My next step was to recognise when my energy levels peak and trough.  Knowing this helps me to plan my work accordingly.  On a personal note, I also found that when I made a couple of subtle changes to my diet (like having porridge for breakfast and cutting bread out), I had higher energy levels throughout the day.

The third step was to take control of my diary.  For too long I’d allowed the diary to control what I did, rather than the other way around.  I have responsibility for designing our training material, which means that research time is essential.  So I make sure there’s research time built into my diary.  It serves my P1.

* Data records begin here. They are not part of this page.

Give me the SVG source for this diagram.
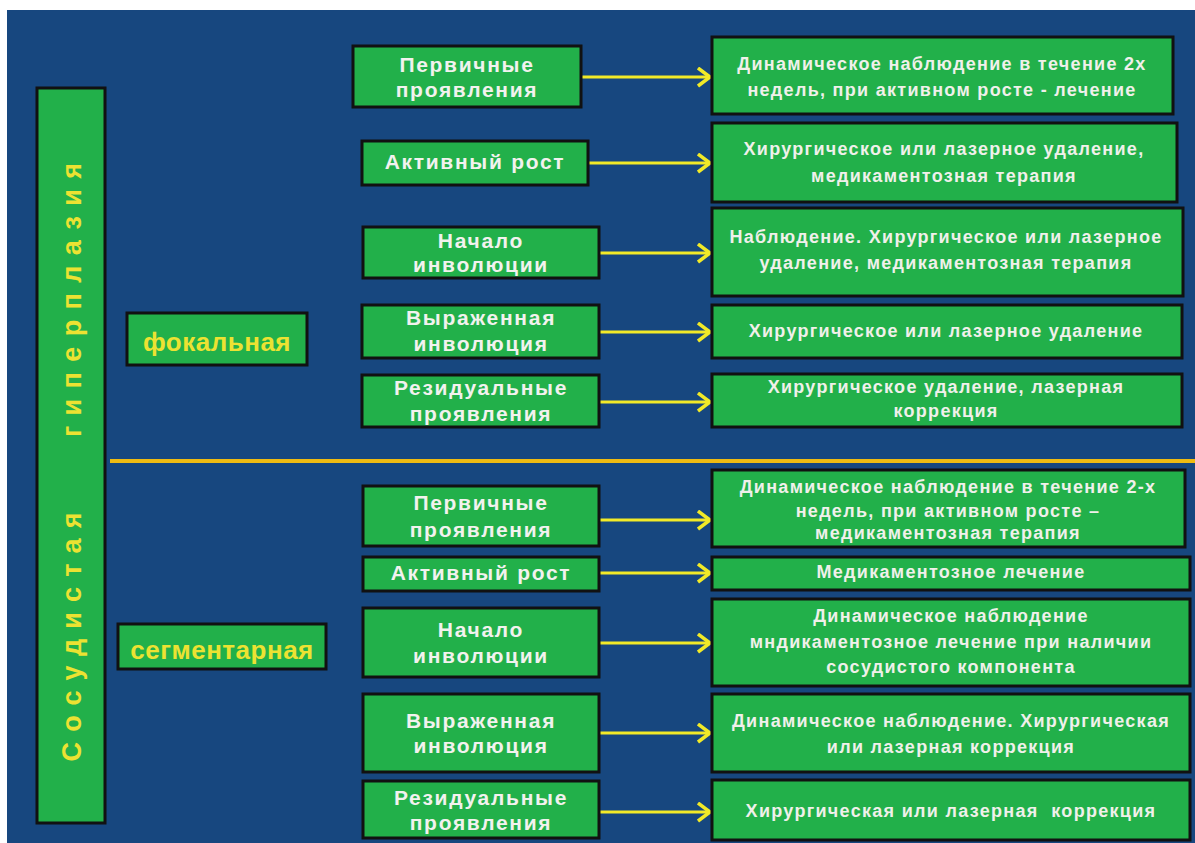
<svg xmlns="http://www.w3.org/2000/svg" width="1195" height="843" viewBox="0 0 1195 843">
<defs>
<style>
.box{fill:#22b04a;stroke:#111;stroke-width:3}
.mid{font-family:"Liberation Sans",Arial,sans-serif;font-weight:bold;font-size:21px;fill:#f2f2ee;text-anchor:middle;letter-spacing:1.7px}
.res{font-family:"Liberation Sans",Arial,sans-serif;font-weight:bold;font-size:18px;fill:#f0f0ea;text-anchor:middle;letter-spacing:1.3px}
.yel{font-family:"Liberation Sans",Arial,sans-serif;font-weight:bold;fill:#ece232;text-anchor:middle}
.arr{stroke:#f2ea28;stroke-width:3;fill:none;marker-end:url(#chev)}
</style>
<marker id="chev" markerUnits="userSpaceOnUse" markerWidth="16" markerHeight="22" refX="13" refY="10" orient="auto" viewBox="0 0 16 22">
<path d="M1,1 L13,10 L1,19" fill="none" stroke="#f2ea28" stroke-width="3.5"/>
</marker>
</defs>
<rect x="0" y="0" width="1195" height="843" fill="#ffffff"/>
<rect x="7" y="10" width="1188" height="833" fill="#17477f"/>
<line x1="110" y1="461" x2="1195" y2="461" stroke="#efbb12" stroke-width="4"/>

<g id="main">
<rect class="box" x="37" y="88" width="68" height="735"/>
<text class="yel" font-size="27" transform="translate(81,637) rotate(-90)" textLength="249" lengthAdjust="spacing">Сосудистая</text>
<text class="yel" font-size="27" transform="translate(81,300) rotate(-90)" textLength="274" lengthAdjust="spacing">гиперплазия</text>
</g>

<g id="focal">
<rect class="box" x="127" y="313" width="180" height="52"/>
<text class="yel" font-size="26" letter-spacing="0.5" x="217" y="351">фокальная</text>
</g>
<g id="segmental">
<rect class="box" x="118" y="624" width="208" height="45"/>
<text class="yel" font-size="26" letter-spacing="0.5" x="222" y="659">сегментарная</text>
</g>

<g id="connectors">
<line class="arr" x1="581" y1="77" x2="710" y2="77"/>
<line class="arr" x1="588" y1="163" x2="710" y2="163"/>
<line class="arr" x1="599" y1="253" x2="710" y2="253"/>
<line class="arr" x1="599" y1="332" x2="710" y2="332"/>
<line class="arr" x1="599" y1="402" x2="710" y2="402"/>
<line class="arr" x1="599" y1="520" x2="710" y2="520"/>
<line class="arr" x1="599" y1="573" x2="710" y2="573"/>
<line class="arr" x1="599" y1="643" x2="710" y2="643"/>
<line class="arr" x1="599" y1="733" x2="710" y2="733"/>
<line class="arr" x1="599" y1="812" x2="710" y2="812"/>
</g>

<g id="f-stage1"><rect class="box" x="353" y="46" width="228" height="61"/><text class="mid" x="467" y="72">Первичные</text><text class="mid" x="467" y="97">проявления</text></g>
<g id="f-stage2"><rect class="box" x="362" y="141" width="226" height="44"/><text class="mid" x="475" y="169">Активный рост</text></g>
<g id="f-stage3"><rect class="box" x="363" y="227" width="236" height="51"/><text class="mid" x="481" y="248">Начало</text><text class="mid" x="481" y="272">инволюции</text></g>
<g id="f-stage4"><rect class="box" x="362" y="305" width="237" height="53"/><text class="mid" x="481" y="325">Выраженная</text><text class="mid" x="481" y="351">инволюция</text></g>
<g id="f-stage5"><rect class="box" x="362" y="375" width="237" height="52"/><text class="mid" x="481" y="395">Резидуальные</text><text class="mid" x="481" y="421">проявления</text></g>

<g id="s-stage1"><rect class="box" x="363" y="486" width="236" height="60"/><text class="mid" x="481" y="510">Первичные</text><text class="mid" x="481" y="537">проявления</text></g>
<g id="s-stage2"><rect class="box" x="363" y="557" width="236" height="34"/><text class="mid" x="481" y="580">Активный рост</text></g>
<g id="s-stage3"><rect class="box" x="363" y="608" width="236" height="69"/><text class="mid" x="481" y="637">Начало</text><text class="mid" x="481" y="663">инволюции</text></g>
<g id="s-stage4"><rect class="box" x="363" y="694" width="236" height="78"/><text class="mid" x="481" y="728">Выраженная</text><text class="mid" x="481" y="753">инволюция</text></g>
<g id="s-stage5"><rect class="box" x="363" y="781" width="236" height="57"/><text class="mid" x="481" y="805">Резидуальные</text><text class="mid" x="481" y="830">проявления</text></g>

<g id="f-treat1"><rect class="box" x="712" y="37" width="461" height="77"/><text class="res" x="942" y="70">Динамическое наблюдение в течение 2х</text><text class="res" x="942" y="96">недель, при активном росте - лечение</text></g>
<g id="f-treat2"><rect class="box" x="712" y="123" width="465" height="79"/><text class="res" x="944" y="155">Хирургическое или лазерное удаление,</text><text class="res" x="944" y="182">медикаментозная терапия</text></g>
<g id="f-treat3"><rect class="box" x="712" y="208" width="471" height="88"/><text class="res" x="946" y="243">Наблюдение. Хирургическое или лазерное</text><text class="res" x="946" y="269">удаление, медикаментозная терапия</text></g>
<g id="f-treat4"><rect class="box" x="712" y="305" width="470" height="53"/><text class="res" x="946" y="337">Хирургическое или лазерное удаление</text></g>
<g id="f-treat5"><rect class="box" x="712" y="374" width="470" height="53"/><text class="res" x="946" y="393">Хирургическое удаление, лазерная</text><text class="res" x="946" y="417">коррекция</text></g>

<g id="s-treat1"><rect class="box" x="712" y="470" width="473" height="77"/><text class="res" x="948" y="493">Динамическое наблюдение в течение 2-х</text><text class="res" x="948" y="517">недель, при активном росте –</text><text class="res" x="948" y="539">медикаментозная терапия</text></g>
<g id="s-treat2"><rect class="box" x="712" y="557" width="478" height="33"/><text class="res" x="951" y="578">Медикаментозное лечение</text></g>
<g id="s-treat3"><rect class="box" x="712" y="599" width="478" height="87"/><text class="res" x="951" y="622">Динамическое наблюдение</text><text class="res" x="951" y="648">мндикаментозное лечение при наличии</text><text class="res" x="951" y="673">сосудистого компонента</text></g>
<g id="s-treat4"><rect class="box" x="712" y="694" width="478" height="78"/><text class="res" x="951" y="727">Динамическое наблюдение. Хирургическая</text><text class="res" x="951" y="753">или лазерная коррекция</text></g>
<g id="s-treat5"><rect class="box" x="712" y="780" width="478" height="60"/><text class="res" x="951" y="817" style="white-space:pre">Хирургическая или лазерная  коррекция</text></g>
</svg>
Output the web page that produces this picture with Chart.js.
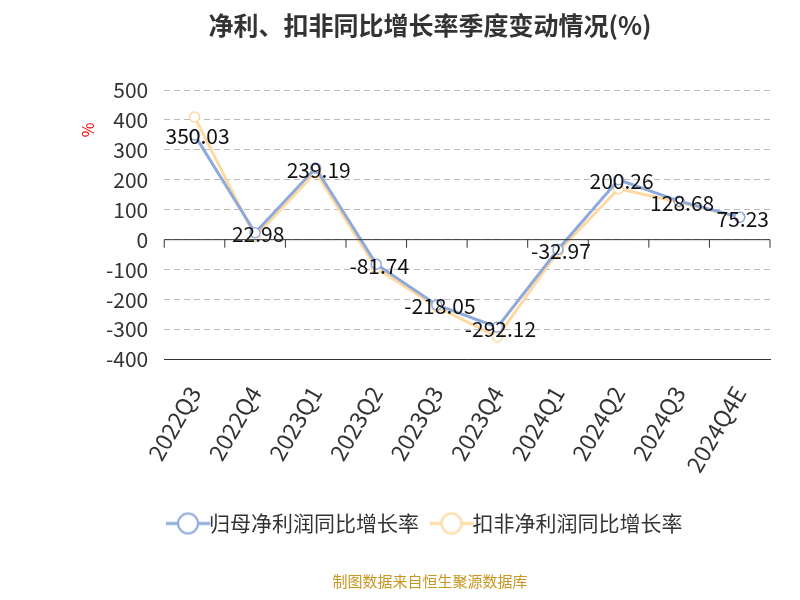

If you’re the Sales Director, it makes sense to have time in your diary to walk your customers’ journey every month.  Where are the processes (deliberate or otherwise) that are making it unnecessarily difficult to become a customer or to become an advocate?

If you’re a Sales Manager, managing a sales team, it makes sense to have coaching and one-to-one time planned into your diary every month.

If you’re a member of the Sales Team, it makes sense to have personal development time scheduled in: time to sharpen your communications skills, your product knowledge and to talk to customers who did and didn’t buy from you (finding out their reasons why in both cases).

I still have the same number of hours in a week – that hasn’t changed.  It’s what I do with them that matters, and that’s something I can choose to manage.